ABSTRACT

For my contribution to this volume, I would like to take up the question of liberty as presented in Isaiah Berlin’s germinal “Two Concepts of Liberty”1 essay not only in terms of the content of its claims but also with reference to its form or style of reasoning, in part to demonstrate the interrelated nature of these two aspects of argumentation. I will argue that Berlin’s work represents a moment in the ascendancy of a certain kind of “ideal theory,” especially in contemporary liberal thought, one that sees key concepts in political philosophy as defined in relation to an “ideal rational subject,” without reference to the historical context of meaning in which the question arises or the orientation of that subject-in-action.
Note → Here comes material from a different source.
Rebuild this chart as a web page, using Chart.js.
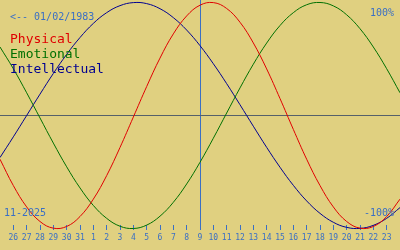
<!DOCTYPE html>
<html lang="en">
<head>
<meta charset="UTF-8">
<title>Biorhythm</title>
<script src="https://cdn.jsdelivr.net/npm/chart.js"></script>
<style>
  body {
    margin: 0;
    padding: 0;
    background: #e0d080;
  }
  .wrap {
    position: relative;
    width: 400px;
    height: 250px;
    background: #e0d080;
    font-family: "DejaVu Sans Mono", monospace;
  }
  .txt {
    position: absolute;
    line-height: 1;
    white-space: pre;
  }
  .small { font-size: 10px; color: #3a6fc4; }
  .big { font-size: 13px; }
</style>
</head>
<body>
<div class="wrap">
  <canvas id="bio" width="400" height="250"></canvas>
  <div class="txt small" style="left:10px; top:11.5px;">&lt;-- 01/02/1983</div>
  <div class="txt big" style="left:10px; top:31.5px; color:#e00000;">Physical</div>
  <div class="txt big" style="left:10px; top:46.5px; color:#007000;">Emotional</div>
  <div class="txt big" style="left:10px; top:61.5px; color:#000090;">Intellectual</div>
  <div class="txt small" style="right:6px; top:7.5px;">100%</div>
  <div class="txt small" style="right:6px; top:207.5px;">-100%</div>
  <div class="txt small" style="left:4px; top:207.5px;">11-2025</div>
</div>
<script>
  // days shown on the axis (first and last are the chart edges, no tick)
  const days = ['25','26','27','28','29','30','31','1','2','3','4','5','6','7','8',
                '9','10','11','12','13','14','15','16','17','18','19','20','21','22','23','24'];
  const todayIndex = 15; // the 9th

  // values in percent, one per day
  const physical = [-38.7, -62.0, -80.9, -93.8, -99.7, -98.2, -89.4, -74.0, -53.2, -28.3,
                    -1.4, 25.6, 50.8, 72.2, 88.1, 97.6, 99.9, 94.7, 82.5, 64.2,
                    41.2, 15.0, -12.3, -38.7, -62.0, -80.9, -93.8, -99.7, -98.2, -89.4, -74.0];
  const emotional = [60.6, 41.4, 20.1, -2.2, -24.4, -45.4, -64.1, -79.6, -91.0, -98.0,
                     -100.0, -97.0, -89.1, -76.8, -60.6, -41.4, -20.1, 2.2, 24.4, 45.4,
                     64.1, 79.6, 91.0, 98.0, 100.0, 97.0, 89.1, 76.8, 60.6, 41.4, 20.1];
  const intellectual = [-37.2, -18.9, 0.0, 18.9, 37.2, 54.1, 69.0, 81.5, 91.0, 97.2,
                        99.9, 99.0, 94.5, 86.6, 75.6, 61.8, 45.8, 28.2, 9.5, -9.5,
                        -28.2, -45.8, -61.8, -75.6, -86.6, -94.5, -99.0, -99.9, -97.2, -91.0, -81.5];

  const blue = '#3a6fc4';
  const zeroColor = '#55606a';

  function line(label, data, color) {
      return {
          label: label,
          data: data,
          borderColor: color,
          borderWidth: 1,
          pointRadius: 0,
          fill: false,
          tension: 0.4,
          clip: false
      };
  }

  var ctx = document.getElementById('bio').getContext('2d');
  var chart = new Chart(ctx, {
      type: 'line',
      data: {
          labels: days,
          datasets: [
              line('Physical', physical, '#e00000'),
              line('Emotional', emotional, '#007000'),
              line('Intellectual', intellectual, '#000090')
          ]
      },
      options: {
          responsive: false,
          animation: false,
          devicePixelRatio: 1,
          layout: { padding: 0 },
          plugins: {
              legend: { display: false },
              tooltip: { enabled: false }
          },
          scales: {
              x: {
                  type: 'category',
                  offset: false,
                  border: { display: false },
                  grid: {
                      color: c => c.index === todayIndex ? blue : 'transparent',
                      tickColor: c => (c.index === 0 || c.index === days.length - 1) ? 'transparent' : blue,
                      tickLength: 5,
                      lineWidth: 1
                  },
                  ticks: {
                      color: blue,
                      font: { family: 'DejaVu Sans Mono', size: 8 },
                      autoSkip: false,
                      maxRotation: 0,
                      padding: 3,
                      callback: (v, i) => (i === 0 || i === days.length - 1) ? '' : days[i]
                  },
                  afterFit: s => {
                      s.height = 25;
                      s.paddingLeft = 0;
                      s.paddingRight = 0;
                  }
              },
              y: {
                  min: -96.9,
                  max: 102.2,
                  border: { display: false },
                  grid: { color: zeroColor, drawTicks: false, lineWidth: 1 },
                  ticks: { display: false },
                  afterBuildTicks: s => { s.ticks = [{ value: 0 }]; },
                  afterFit: s => {
                      s.width = 0;
                      s.paddingTop = 0;
                      s.paddingBottom = 0;
                  }
              }
          }
      }
  });
</script>
</body>
</html>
This serves to facilitate the notion that political theory is a subset of moral philosophy that, in turn, serves to constrain the kinds of arguments and questions that can be considered proper to political philosophy.2 In the final section of the paper I will refer to an alternative mode of reasoning about questions of freedom, using Heidegger and his contemporary interpreters as my primary point of reference. Recognizing that I can really only refer to this alternative language here rather than spell it out in any detail, it is my hope to at least provide a serviceable sketch and show how it may shed light on our current thinking about freedom. Before this, however, some preliminary comments are required to situate this admittedly idiosyncratic combination of thinkers within the broader contemporary discussion.